0%
100%

‘Urgent And Overlooked’ Side-Effect Of Pandemic — Children Left Without A Caregiver Due To Covid-19

July 26, 2021

By a Biometrica staffer

Last week, a coalition of researchers from organizations including the Centers for Disease Control and Prevention (CDC), the UN’s World Health Organization, and the World Bank published a report in the medical journal Lancet, in which it was estimated that during the first 14 months of the Covid-19 pandemic, at least 1.5 million children globally were left without caregivers as a result of the virus, with over a million of them losing their primary caregivers.

This “hidden pandemic” has widened the net casted by Covid-19, adding another population to the virus’ global toll of 4 million-plus direct deaths. The study looked at mortality and fertility data across 21 countries that together accounted for 77% of Covid-19 deaths over the time frame. Children were most severely affected in South Africa, Peru, United States, India, Brazil, and Mexico. The deaths measured included those associated directly with the virus, and those indirectly linked, including through lockdowns, movement restrictions, healthcare infrastructures being overburdened, and other chronic diseases/comorbidities.

Map source: The Imperial College of London dashboard

Between March 1, 2020 and April 30, 2021, the report estimates that 1.13 million children lost a parent or custodial grandparent, with 1.04 million losing either a mother, father, or both (most lost only one parent, not both). Overall, children were anywhere between two to five times more likely to have lost a father than a mother, with the overall death rates associated with Covid-19 seeming to disproportionately have affected men.

The World Bank put it in particularly stark terms: “For every 2 people who die of COVID, 1 child is left orphaned.” Additionally, at the current rate noted by researchers, every 12 seconds roughly one child is orphaned due to Covid-19.

In the U.S. in particular, around 119,000 children lost a primary caregiver, with over 140,000 experiencing the death of a primary or secondary caregiver. This is in addition to the 600,000 Americans who died as a direct result of contracting the virus.

Image source: The Imperial College of London dashboard

The report strongly emphasized that the noted results were indicative of a much more devastating trend, estimating that over 4 million more children (on the conservative end) could lose a parent or caregiver to Covid-19 in the coming years. The pandemic seems to be showing no signs of abating, with more mutant strains spreading throughout the world, and with vaccines not having reached many people globally.

As the New York Times reported, “A child’s life often falls apart when he or she loses a parent or grandparent caregiver.” For context, around 40% of American grandparents who live with their grandchildren are their primary caregivers.
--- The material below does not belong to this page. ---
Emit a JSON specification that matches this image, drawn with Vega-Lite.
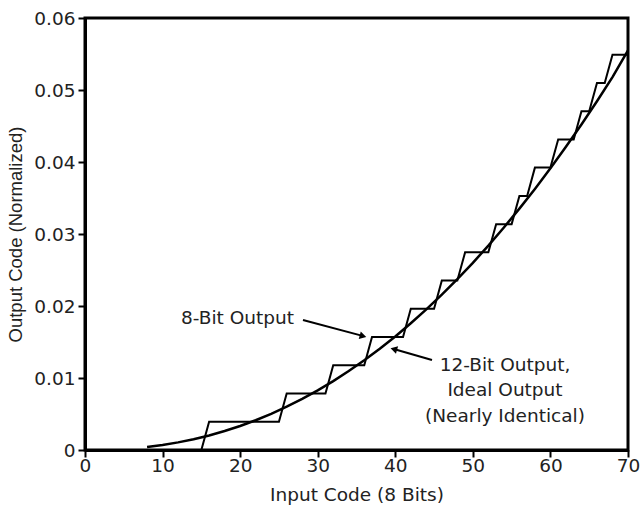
{
  "$schema": "https://vega.github.io/schema/vega-lite/v6.json",
  "width": 543,
  "height": 432,
  "autosize": "none",
  "padding": {"left": 85, "top": 18, "right": 12, "bottom": 57},
  "background": "white",
  "config": {
    "view": {"stroke": "black", "strokeWidth": 3},
    "axis": {"grid": false}
  },
  "datasets": {
    "curve": [
      {"x": 8, "y": 0.00043}, {"x": 10, "y": 0.00071}, {"x": 12, "y": 0.00106}, {"x": 14, "y": 0.0015},
      {"x": 16, "y": 0.00202}, {"x": 18, "y": 0.00264}, {"x": 20, "y": 0.00334}, {"x": 22, "y": 0.00413},
      {"x": 24, "y": 0.00502}, {"x": 26, "y": 0.00601}, {"x": 28, "y": 0.00709}, {"x": 30, "y": 0.00828},
      {"x": 32, "y": 0.00957}, {"x": 34, "y": 0.01097}, {"x": 36, "y": 0.01246}, {"x": 38, "y": 0.01406},
      {"x": 40, "y": 0.01577}, {"x": 42, "y": 0.0176}, {"x": 44, "y": 0.01953}, {"x": 46, "y": 0.02158},
      {"x": 48, "y": 0.02373}, {"x": 50, "y": 0.026}, {"x": 52, "y": 0.02839}, {"x": 54, "y": 0.0309},
      {"x": 56, "y": 0.03352}, {"x": 58, "y": 0.03626}, {"x": 60, "y": 0.03912}, {"x": 62, "y": 0.04211},
      {"x": 64, "y": 0.04521}, {"x": 66, "y": 0.04844}, {"x": 68, "y": 0.05179}, {"x": 70, "y": 0.0555}
    ],
    "stair": [
      {"x": 0, "y": 0}, {"x": 15, "y": 0}, {"x": 16, "y": 0.00392}, {"x": 25, "y": 0.00392},
      {"x": 26, "y": 0.00784}, {"x": 31, "y": 0.00784}, {"x": 32, "y": 0.01176}, {"x": 36, "y": 0.01176},
      {"x": 37, "y": 0.01569}, {"x": 41, "y": 0.01569}, {"x": 42, "y": 0.01961}, {"x": 45, "y": 0.01961},
      {"x": 46, "y": 0.02353}, {"x": 48, "y": 0.02353}, {"x": 49, "y": 0.02745}, {"x": 52, "y": 0.02745},
      {"x": 53, "y": 0.03137}, {"x": 55, "y": 0.03137}, {"x": 56, "y": 0.03529}, {"x": 57, "y": 0.03529},
      {"x": 58, "y": 0.03922}, {"x": 60, "y": 0.03922}, {"x": 61, "y": 0.04314}, {"x": 63, "y": 0.04314},
      {"x": 64, "y": 0.04706}, {"x": 65, "y": 0.04706}, {"x": 66, "y": 0.05098}, {"x": 67, "y": 0.05098},
      {"x": 68, "y": 0.0549}, {"x": 70, "y": 0.0549}
    ],
    "labels": [
      {"x": 19.66, "y": 0.0175, "text": "8-Bit Output"},
      {"x": 54.14, "y": 0.01101, "text": "12-Bit Output,"},
      {"x": 54.14, "y": 0.0075, "text": "Ideal Output"},
      {"x": 54.14, "y": 0.00393, "text": "(Nearly Identical)"}
    ],
    "arrows": [
      {"x": 28.1, "y": 0.01806, "x2": 35.9, "y2": 0.01582},
      {"x": 44.73, "y": 0.0125, "x2": 39.8, "y2": 0.01402}
    ],
    "heads": [
      {"x": 35.84, "y": 0.01583, "shape": "triangle-right", "angle": 15},
      {"x": 39.81, "y": 0.01401, "shape": "triangle-left", "angle": 16}
    ]
  },
  "layer": [
    {
      "data": {"name": "curve"},
      "mark": {"type": "line", "color": "black", "strokeWidth": 2.5},
      "encoding": {
        "x": {
          "field": "x", "type": "quantitative",
          "scale": {"domain": [0, 70], "nice": false},
          "title": "Input Code (8 Bits)",
          "axis": {
            "values": [0, 10, 20, 30, 40, 50, 60, 70],
            "ticks": true, "zindex": 1,
            "tickSize": 7, "tickWidth": 2, "tickColor": "black",
            "encode": {"ticks": {"update": {"y2": {"value": -7}}}},
            "domainColor": "black", "domainWidth": 3,
            "labelFont": "DejaVu Sans", "labelFontSize": 18.5, "labelColor": "#222",
            "labelPadding": -1, "labelFlush": false,
            "titleFont": "DejaVu Sans", "titleFontSize": 18.5, "titleFontWeight": "normal",
            "titleColor": "#222", "titlePadding": 11
          }
        },
        "y": {
          "field": "y", "type": "quantitative",
          "scale": {"domain": [0, 0.06], "nice": false},
          "title": "Output Code (Normalized)",
          "axis": {
            "values": [0, 0.01, 0.02, 0.03, 0.04, 0.05, 0.06],
            "format": ".2~f",
            "ticks": true, "zindex": 1,
            "tickSize": 7, "tickWidth": 2, "tickColor": "black",
            "encode": {"ticks": {"update": {"x2": {"value": 7}}}},
            "domainColor": "black", "domainWidth": 3,
            "labelFont": "DejaVu Sans", "labelFontSize": 18.5, "labelColor": "#222",
            "labelPadding": 3,
            "titleFont": "Liberation Sans", "titleFontSize": 18.5, "titleFontWeight": "normal",
            "titleColor": "#222", "titlePadding": 8
          }
        }
      }
    },
    {
      "data": {"name": "stair"},
      "mark": {"type": "line", "color": "black", "strokeWidth": 2},
      "encoding": {
        "x": {"field": "x", "type": "quantitative"},
        "y": {"field": "y", "type": "quantitative"}
      }
    },
    {
      "data": {"name": "arrows"},
      "mark": {"type": "rule", "color": "black", "strokeWidth": 2},
      "encoding": {
        "x": {"field": "x", "type": "quantitative"},
        "y": {"field": "y", "type": "quantitative"},
        "x2": {"field": "x2"},
        "y2": {"field": "y2"}
      }
    },
    {
      "data": {"name": "heads"},
      "mark": {"type": "point", "filled": true, "color": "black", "opacity": 1, "size": 60},
      "encoding": {
        "x": {"field": "x", "type": "quantitative"},
        "y": {"field": "y", "type": "quantitative"},
        "shape": {"field": "shape", "type": "nominal", "scale": null},
        "angle": {"field": "angle", "type": "quantitative", "scale": null}
      }
    },
    {
      "data": {"name": "labels"},
      "mark": {"type": "text", "font": "DejaVu Sans", "fontSize": 18.5, "color": "#222", "align": "center", "baseline": "alphabetic"},
      "encoding": {
        "x": {"field": "x", "type": "quantitative"},
        "y": {"field": "y", "type": "quantitative"},
        "text": {"field": "text"}
      }
    }
  ]
}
According to the Pew Research Center, in 2016, 64 million Americans (roughly 20% of the overall population) were living with multiple generations of their families, with roughly 3.2 million living in households with grandparents and grandchildren.

The effect could be even more severe in the long-term as this type of trauma could increase a child’s susceptibility to substance abuse, homelessness, mental illnesses, estrangement from siblings or other family members, dropping out of school, and other “behavioral and chronic health conditions” down the line. By affecting stability, it can also impact the poverty and nutrition levels of children. They may be more likely to engage in and be victims of violence, and may fall prey to child marriage.

According to the World Bank, the fallout of such loss “will reverberate across generations.” The researchers behind the report say that as various stakeholders begin to implement new response plans, they should also prioritize the “psychosocial and economic” well-being of children who have lost parents, grandparents, and/or caregivers to Covid-19.

In addition, last month, the UN revealed that the number of children forced into labor increased in 2019 for the first time in 20 years, a situation only likely to have worsened during the pandemic. As of the start of 2020, around one in ten children (160 million) were involved in child labor.

The Proceedings of the National Academy of Sciences estimates that a total of 5.48 million people in America have mourned the loss of a loved one to Covid-19. Meanwhile, the CDC said last week that the average life expectancy of Americans fell by 1.5 years in 2020, and that just under 75% of this effect was attributable to the pandemic. Last year, over 3.3 million Americans died, with Covid-19 being responsible for around 11% of that figure.